8. Other Noteworthy Items for Shareholders
- Leverage and Pledged Assets: As of year-end, RMB 6.56 billion of assets were pledged as collateral for loans and borrowings, down from RMB 9.45 billion in 2024, reflecting deleveraging efforts.
- No Material Investments or Acquisitions: The Group did not make or hold any significant investments during 2025 (defined as 5% or more of total assets).
- Employee and Cultural Initiatives: The Group continued to enhance employee engagement, incentive mechanisms, and cultural development, aiming to foster innovation and organizational cohesion.
9. Potential Share Price Impact and Investor Takeaways
- Share Dilution and Control: The massive share issuance and shift in control to ITG Holding and its associates, along with the resulting public float shortfall and trading suspension, are highly price-sensitive events that may have a lasting impact on liquidity and share value once trading resumes.

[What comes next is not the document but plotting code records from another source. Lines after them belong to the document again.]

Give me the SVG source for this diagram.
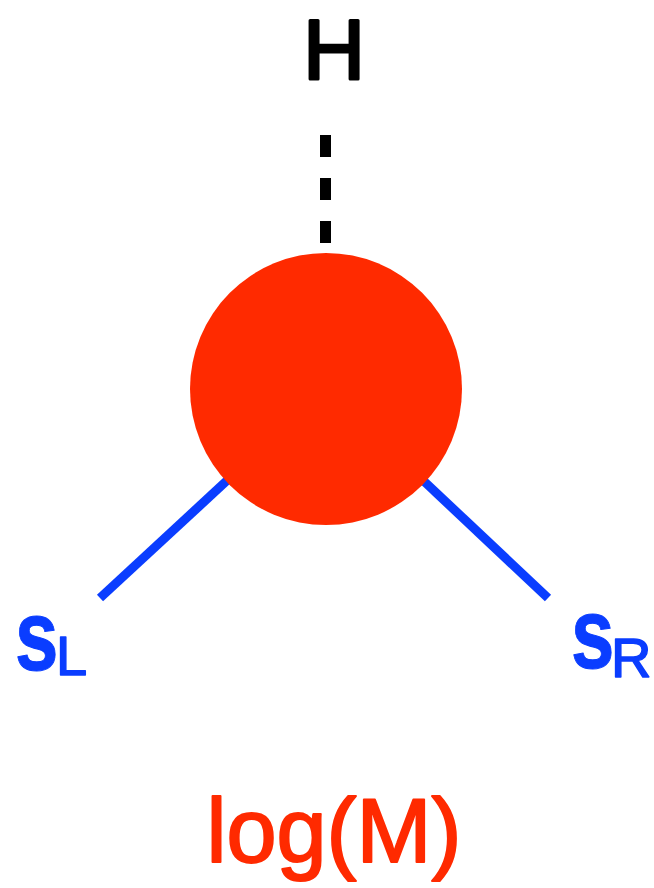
<svg xmlns="http://www.w3.org/2000/svg" width="654" height="888" viewBox="0 0 654 888">
<style>
.lbl{font-family:"Liberation Sans","DejaVu Sans",sans-serif;stroke-linejoin:round;stroke-linecap:round}
.blue{fill:#0a3dff;stroke:#0a3dff}
.red{fill:#ff2a00;stroke:#ff2a00}
.bond{stroke:#0a3dff;stroke-width:9;fill:none}
</style>
<rect width="654" height="888" fill="#ffffff"/>
<g id="connectors">
<line x1="325.5" y1="135" x2="325.5" y2="243" stroke="#000" stroke-width="11" stroke-dasharray="22 21"/>
<line class="bond" x1="326" y1="389" x2="100" y2="598"/>
<line class="bond" x1="326" y1="389" x2="548" y2="598"/>
</g>
<g id="node-M">
<circle cx="326" cy="389" r="136" fill="#ff2a00"/>
</g>
<g id="node-H">
<text class="lbl" x="334" y="79" font-size="86" text-anchor="middle" fill="#000" stroke="#000" stroke-width="3">H</text>
</g>
<g id="node-sL">
<text class="lbl blue" transform="translate(15,670) scale(0.78,1)" font-size="100" font-weight="bold" stroke-width="1">s</text>
<text class="lbl blue" x="56" y="675" font-size="56" stroke-width="1.5">L</text>
</g>
<g id="node-sR">
<text class="lbl blue" transform="translate(571,668) scale(0.78,1)" font-size="100" font-weight="bold" stroke-width="1">s</text>
<text class="lbl blue" x="611" y="677" font-size="56" stroke-width="1.5">R</text>
</g>
<g id="label-logM">
<text class="lbl red" x="334" y="862" font-size="90" text-anchor="middle" stroke-width="2">log(M)</text>
</g>
</svg>
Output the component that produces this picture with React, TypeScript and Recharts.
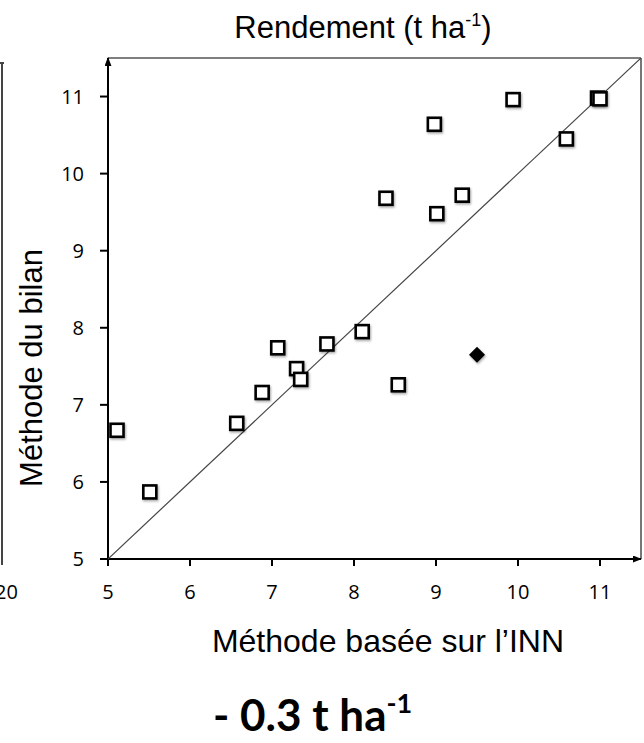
import React from 'react';
import { ScatterChart, Scatter, XAxis, YAxis, ReferenceLine, Customized } from 'recharts';

// INN-based method (x) vs balance method (y), yield t/ha
const squareX = [5.11, 5.51, 6.57, 6.88, 7.07, 7.3, 7.35, 7.67, 8.1, 8.54, 8.39, 8.98, 9.01, 9.32, 9.94, 10.59, 10.97, 11.0];
const squareY = [6.67, 5.87, 6.76, 7.16, 7.74, 7.47, 7.33, 7.79, 7.95, 7.26, 9.68, 10.64, 9.48, 9.72, 10.96, 10.45, 10.98, 10.97];
const diamondX = [9.5];
const diamondY = [7.65];
const lineX = [5, 11.5];
const lineY = [5, 11.5];
const tickValues = [5, 6, 7, 8, 9, 10, 11];
const axisMin = 5;
const axisMax = 11.5;

const squares = squareX.map((x, i) => ({ x, y: squareY[i] }));
const diamonds = diamondX.map((x, i) => ({ x, y: diamondY[i] }));
const diag = lineX.map((x, i) => ({ x, y: lineY[i] }));

const SquareShape = (props: any) => {
  const { cx, cy } = props;
  return (
    <rect x={cx - 6.5} y={cy - 6.5} width={13} height={13} fill="#fff" stroke="#000" strokeWidth={2.6} filter="url(#sh)" />
  );
};

const DiamondShape = (props: any) => {
  const { cx, cy } = props;
  return (
    <polygon points={`${cx},${cy - 8} ${cx + 8},${cy} ${cx},${cy + 8} ${cx - 8},${cy}`} fill="#000" filter="url(#sh)" />
  );
};

const NoShape = () => <g />;

const Defs = () => (
  <defs>
    <filter id="sh" x="-50%" y="-50%" width="200%" height="200%">
      <feDropShadow dx="1" dy="1.5" stdDeviation="1" floodColor="#000" floodOpacity="0.35" />
    </filter>
    <marker id="arr" viewBox="0 0 10 10" refX="9" refY="5" markerWidth="4.5" markerHeight="3.5" orient="auto-start-reverse" preserveAspectRatio="none">
      <path d="M0,0 L10,5 L0,10 z" fill="#000" />
    </marker>
  </defs>
);

const Texts = () => (
  <g>
    <text x={363} y={38} textAnchor="middle" fontFamily="'Liberation Sans', Arial, sans-serif" fontSize={31} fill="#000">
      Rendement (t ha<tspan fontSize={18} dy={-12}>-1</tspan><tspan dy={12}>)</tspan>
    </text>
    <text x={42} y={368} transform="rotate(-90, 42, 368)" textAnchor="middle" fontFamily="'Liberation Sans', Arial, sans-serif" fontSize={31} fill="#000">
      Méthode du bilan
    </text>
    <text x={388} y={652} textAnchor="middle" fontFamily="'Liberation Sans', Arial, sans-serif" fontSize={32} fill="#000">
      Méthode basée sur l’INN
    </text>
    <text x={213} y={731} textAnchor="start" fontFamily="Lato, 'Open Sans', sans-serif" fontWeight="bold" fontSize={44} fill="#000">
      - 0.3 t ha<tspan fontSize={27} dy={-18}>-1</tspan>
    </text>
  </g>
);

const tickStyle = { fill: '#000', fontSize: 20, fontWeight: 500, fontFamily: "'Open Sans', sans-serif" };

export default function App() {
  return (
    <div style={{ position: 'absolute', left: 0, top: 0, width: 644, height: 743, overflow: 'hidden', background: '#fff' }}>
      <ScatterChart width={644} height={743} margin={{ top: 58, right: 3, bottom: 0, left: 8 }}>
        <Customized component={Defs} />
        <XAxis
          type="number"
          dataKey="x"
          domain={[axisMin, axisMax]}
          ticks={tickValues}
          allowDataOverflow
          height={184}
          tickSize={7}
          tickMargin={19}
          axisLine={{ stroke: '#000', strokeWidth: 2, markerEnd: 'url(#arr)' }}
          tickLine={{ stroke: '#000', strokeWidth: 2 }}
          tick={tickStyle}
        />
        <YAxis
          type="number"
          dataKey="y"
          domain={[axisMin, axisMax]}
          ticks={tickValues}
          allowDataOverflow
          width={100}
          tickSize={8}
          tickMargin={16}
          axisLine={{ stroke: '#000', strokeWidth: 2, markerStart: 'url(#arr)' }}
          tickLine={{ stroke: '#000', strokeWidth: 2 }}
          tick={tickStyle}
        />
        <ReferenceLine
          segment={[{ x: axisMin, y: axisMax }, { x: axisMax, y: axisMax }]}
          stroke="#555"
          strokeWidth={1.6}
          ifOverflow="visible"
        />
        <ReferenceLine
          segment={[{ x: axisMax, y: axisMin }, { x: axisMax, y: axisMax }]}
          stroke="#555"
          strokeWidth={1.6}
          ifOverflow="visible"
        />
        <Scatter data={diag} line={{ stroke: '#444', strokeWidth: 1.2 }} shape={NoShape} isAnimationActive={false} />
        <Scatter data={squares} shape={SquareShape} isAnimationActive={false} />
        <Scatter data={diamonds} shape={DiamondShape} isAnimationActive={false} />
        <Customized component={Texts} />
      </ScatterChart>
      <div style={{ position: 'absolute', left: 1, top: 62, width: 2, height: 503, background: '#444', zIndex: 2 }} />
      <div style={{ position: 'absolute', left: 0, top: 62, width: 4, height: 2, background: '#444', zIndex: 2 }} />
      <div style={{ position: 'absolute', left: -5, top: 580, fontFamily: "'Open Sans', sans-serif", fontSize: 20, fontWeight: 500, lineHeight: '24px', color: '#000', zIndex: 2 }}>20</div>
    </div>
  );
}
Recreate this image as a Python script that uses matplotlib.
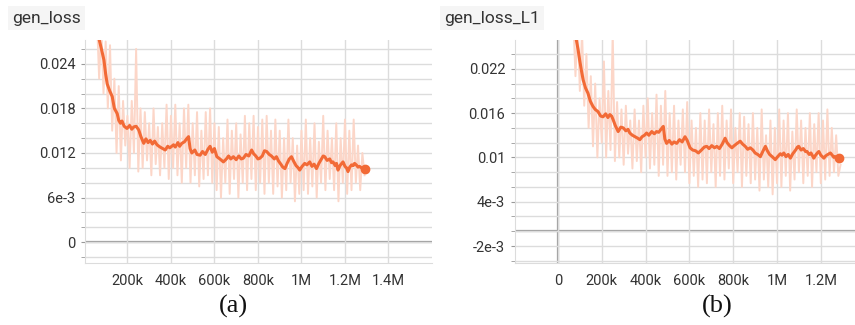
import numpy as np
import matplotlib
matplotlib.use('Agg')
import matplotlib.pyplot as plt
from matplotlib.ticker import MultipleLocator, FixedLocator

# raw loss samples (x1e-3), one every 10k steps
raw_a_start = 60000
raw_a = [30, 22, 29, 20, 27, 18, 26.5, 15, 22, 12, 21, 11, 19, 13, 17, 10, 19, 12, 26, 9.5,
         18, 10, 17.5, 11, 16, 9, 18, 10.5, 15.5, 9, 16, 10, 18.5, 8.5, 17, 10, 18.5, 9, 16, 8,
         18, 10, 18.5, 8, 16, 9, 17.5, 7.5, 15, 8.5, 17.5, 9, 18, 8, 16, 7, 15.5, 6, 14, 8,
         16.5, 6.5, 15, 8.5, 16, 6, 14.5, 8, 17, 7, 16, 8.5, 17, 7, 15.5, 8, 16.5, 6.5, 17, 8,
         15, 6.5, 16.5, 7.5, 15, 6, 14, 7, 16.5, 8, 14, 5.5, 13, 6.5, 15, 7, 16.5, 6.5, 14, 7.5,
         16, 6, 13.5, 8, 17, 7, 15, 8.5, 14, 7, 16, 5.5, 14, 8, 16.5, 6.5, 15, 7, 16.5, 8,
         13, 7, 12, 9]

raw_b_start = 70000
raw_b = [29, 21, 28, 19, 27, 17, 24, 14, 21, 11.5, 20, 10, 18, 12, 23, 10, 19, 11, 27, 9.5,
         17.5, 10, 16.5, 9, 17, 10.5, 15, 8.5, 16.5, 9.5, 15, 8, 17, 10, 18, 8.5, 16, 9, 18.5, 7.5,
         17, 9, 19, 7.5, 16, 8, 17, 7, 15, 9, 16.5, 8, 17.5, 6.5, 15, 7.5, 14, 6, 16, 7,
         15, 6.5, 16.5, 8, 14.5, 6, 16, 7.5, 17, 7, 15, 8.5, 16.5, 6.5, 14, 8, 16, 6, 15.5, 7.5,
         14.5, 6.5, 16, 7, 14, 5.5, 16.5, 7, 13, 6, 15, 5, 14, 6.5, 16.5, 6, 15, 7.5, 16, 5.5,
         13.5, 7, 16.5, 8, 15, 6.5, 14, 7.5, 16, 6, 14.5, 8, 16, 6.5, 15, 7, 16.5, 7.5, 14, 8,
         13, 7.5, 9]

# smoothed curves (steps in k, values x1e-3)
smooth_a_x = [60, 73, 82, 92, 100, 107, 118, 130, 140, 153, 160, 168, 175, 185, 198, 210, 220,
              229, 240, 252, 262, 275, 285, 295, 305, 315, 325, 336, 350, 362, 374, 385, 395,
              412, 420, 432, 440, 450, 462, 472, 481, 488, 496, 510, 520, 534, 545, 558, 570,
              580, 590, 600, 611, 625, 641, 655, 665, 675, 687, 700, 712, 723, 733, 745, 758,
              771, 780, 790, 800, 809, 820, 830, 840, 852, 862, 875, 885, 895, 905, 914, 924,
              934, 944, 954, 964, 975, 985, 992, 1003, 1015, 1025, 1038, 1048, 1058, 1069,
              1080, 1092, 1100, 1107, 1118, 1130, 1138, 1145, 1155, 1161, 1168, 1177, 1185,
              1191, 1200, 1207, 1214, 1222, 1230, 1238, 1244, 1252, 1260, 1267, 1276, 1283, 1290]
smooth_a_y = [28.5, 26.9, 25.8, 24.5, 22.6, 21.3, 20.4, 19.6, 18.0, 17.3, 16.4, 16.0, 16.3, 15.6,
              15.3, 15.7, 15.2, 15.5, 15.6, 15.1, 14.2, 13.3, 13.9, 13.4, 13.7, 13.2, 13.6, 13.1,
              12.8, 12.6, 12.4, 12.9, 12.7, 13.1, 12.8, 13.4, 12.9, 13.3, 13.5, 13.9, 14.2, 12.6,
              12.0, 12.4, 11.8, 11.7, 12.2, 11.8, 12.5, 12.9, 12.1, 12.6, 11.5, 11.2, 10.8, 11.2,
              11.6, 11.2, 11.5, 11.1, 11.6, 11.2, 11.3, 11.8, 11.6, 12.4, 11.9, 11.6, 11.2, 11.3,
              11.6, 12.3, 12.2, 11.8, 11.6, 11.2, 11.5, 10.9, 10.5, 10.1, 9.9, 10.6, 11.2, 11.5,
              10.9, 10.3, 10.0, 9.7, 10.2, 10.6, 10.4, 10.8, 10.2, 10.5, 9.9, 10.6, 11.2, 11.6,
              11.5, 11.0, 11.2, 10.7, 10.8, 10.3, 10.6, 9.7, 10.3, 10.6, 10.8, 10.2, 10.0, 9.5,
              10.1, 10.4, 10.3, 10.6, 10.4, 10.1, 10.2, 10.0, 9.8, 9.9]

smooth_b_x = [75, 84, 92, 99, 107, 115, 126, 137, 148, 160, 170, 183, 195, 206, 218, 228, 237,
              245, 252, 262, 275, 287, 298, 310, 320, 328, 340, 352, 364, 374, 384, 395, 405,
              415, 428, 440, 450, 460, 470, 481, 488, 496, 508, 520, 530, 542, 555, 567, 580,
              590, 603, 615, 628, 641, 655, 668, 679, 690, 702, 715, 725, 737, 750, 763, 772,
              783, 794, 805, 818, 832, 843, 855, 866, 878, 890, 900, 912, 924, 935, 947, 956,
              966, 978, 992, 1003, 1015, 1023, 1031, 1041, 1051, 1061, 1072, 1085, 1093, 1099,
              1110, 1120, 1130, 1137, 1147, 1155, 1168, 1176, 1184, 1191, 1200, 1207, 1214,
              1222, 1232, 1244, 1252, 1260, 1267, 1275, 1282]
smooth_b_y = [27.5, 25.9, 24.6, 23.2, 21.8, 20.5, 19.4, 18.7, 17.6, 16.9, 16.5, 16.2, 15.6, 15.5,
              15.9, 15.4, 15.8, 15.6, 15.1, 14.3, 13.5, 14.1, 14.0, 13.6, 13.8, 13.3, 13.0, 12.8,
              12.6, 12.4, 12.8, 13.0, 13.3, 13.0, 13.5, 13.2, 13.5, 13.4, 13.8, 14.2, 12.5, 11.9,
              12.3, 11.8, 12.1, 11.9, 12.4, 12.1, 12.8, 12.3, 11.3, 11.0, 10.9, 10.6, 11.0, 11.4,
              11.5, 11.2, 11.6, 11.3, 11.5, 11.2, 11.8, 12.6, 12.0, 11.6, 11.3, 11.6, 11.9, 12.2,
              11.8, 11.5, 11.1, 11.3, 11.0, 10.6, 10.4, 10.1, 10.8, 11.5, 10.9, 10.4, 10.1, 9.7,
              10.1, 10.5, 10.3, 10.6, 10.1, 10.4, 9.9, 10.5, 11.0, 11.4, 11.5, 11.0, 11.2, 10.8,
              10.8, 10.4, 10.6, 9.9, 10.3, 10.6, 10.8, 10.3, 10.1, 9.9, 10.2, 10.4, 10.6, 10.3,
              10.0, 10.1, 10.0, 9.9]

yticks_a = [0, 0.006, 0.012, 0.018, 0.024]
yticklabels_a = ['0', '6e-3', '0.012', '0.018', '0.024']
xticks_a = [200000, 400000, 600000, 800000, 1000000, 1200000, 1400000]
xticklabels_a = ['200k', '400k', '600k', '800k', '1M', '1.2M', '1.4M']

yticks_b = [-0.002, 0.004, 0.010, 0.016, 0.022]
yticklabels_b = ['-2e-3', '4e-3', '0.01', '0.016', '0.022']
xticks_b = [0, 200000, 400000, 600000, 800000, 1000000, 1200000]
xticklabels_b = ['0', '200k', '400k', '600k', '800k', '1M', '1.2M']

RAW = '#fcd6c8'
SMOOTH = '#f26a36'
GRID = '#dcdcdc'

plt.rcParams['font.family'] = ['Roboto', 'DejaVu Sans']

W, H = 855, 325
fig = plt.figure(figsize=(W / 100, H / 100), dpi=100)


def make_panel(rect, raw, raw_start, sx, sy, xlim, ylim, yt, ytl, xt, xtl, title, title_x, tag, tag_x, vzero):
    l, t, r, b = rect
    ax = fig.add_axes([l / W, 1 - b / H, (r - l) / W, (b - t) / H])
    steps = raw_start + np.arange(len(raw)) * 10000
    ax.plot(steps, np.array(raw) * 1e-3, color=RAW, lw=1.4, zorder=2)
    ax.plot(np.array(sx) * 1000, np.array(sy) * 1e-3, color=SMOOTH, lw=2.2, zorder=3,
            solid_joinstyle='round')
    ax.plot(sx[-1] * 1000, sy[-1] * 1e-3, 'o', color=SMOOTH, ms=6, zorder=4)
    ax.set_xlim(*xlim)
    ax.set_ylim(*ylim)
    ax.yaxis.set_major_locator(FixedLocator(yt))
    ax.set_yticklabels(ytl)
    ax.yaxis.set_minor_locator(MultipleLocator(0.002))
    ax.xaxis.set_major_locator(FixedLocator(xt))
    ax.set_xticklabels(xtl)
    ax.grid(True, which='both', axis='y', color=GRID, lw=1.0, zorder=0)
    ax.grid(True, which='major', axis='x', color=GRID, lw=1.0, zorder=0)
    ax.axhline(0, color='#9a9a9a', lw=1.6, zorder=1)
    if vzero:
        ax.axvline(0, color='#9a9a9a', lw=1.6, zorder=1)
    for side in ['top', 'right']:
        ax.spines[side].set_visible(False)
    for side in ['left', 'bottom']:
        ax.spines[side].set_color(GRID)
    ax.tick_params(axis='y', which='both', length=3, color='#999999', labelsize=10.5,
                   labelcolor='#333333', pad=4)
    ax.tick_params(axis='x', length=0, labelsize=10.5, labelcolor='#333333', pad=8)
    fig.text(title_x / W, 1 - 18 / H, title, fontsize=12.5, color='#333333', va='center',
             bbox=dict(facecolor='#f5f5f5', edgecolor='none', pad=3))
    fig.text(tag_x / W, 1 - 306 / H, tag, fontsize=19, family='Liberation Serif',
             ha='center', va='center', color='#111111')
    return ax


make_panel((85, 40, 432, 263), raw_a, raw_a_start, smooth_a_x, smooth_a_y,
           (5000, 1600000), (-0.0028, 0.0272), yticks_a, yticklabels_a, xticks_a, xticklabels_a,
           'gen_loss', 12, '(a)', 233, False)
make_panel((515, 40, 855, 263), raw_b, raw_b_start, smooth_b_x, smooth_b_y,
           (-196000, 1356000), (-0.0043, 0.0259), yticks_b, yticklabels_b, xticks_b, xticklabels_b,
           'gen_loss_L1', 444, '(b)', 717, True)

fig.savefig('out.png', dpi=100, facecolor='white')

- Ongoing Losses and No Dividend: Persistent and widening losses, combined with no dividend payment, signal prolonged turnaround efforts and may weigh on investor sentiment.
- Strategic Transformation: The Group’s multi-year transformation plan, focus on new energy, and asset divestitures indicate a pivot toward long-term sustainability, but execution risks remain high.
- Regulatory and Compliance Actions: The Company’s ability to restore public float and resume trading in compliance with the Stock Exchange’s requirements is a critical near-term catalyst for the stock.
Disclaimer: This article is for informational purposes only and does not constitute investment advice or a recommendation to buy or sell any securities. Investors should consult with their own financial advisors and consider their individual circumstances and risk tolerance before making investment decisions. The information is based on the Company’s 2025 Annual Report and may be subject to further updates or clarifications by the Company or regulatory authorities.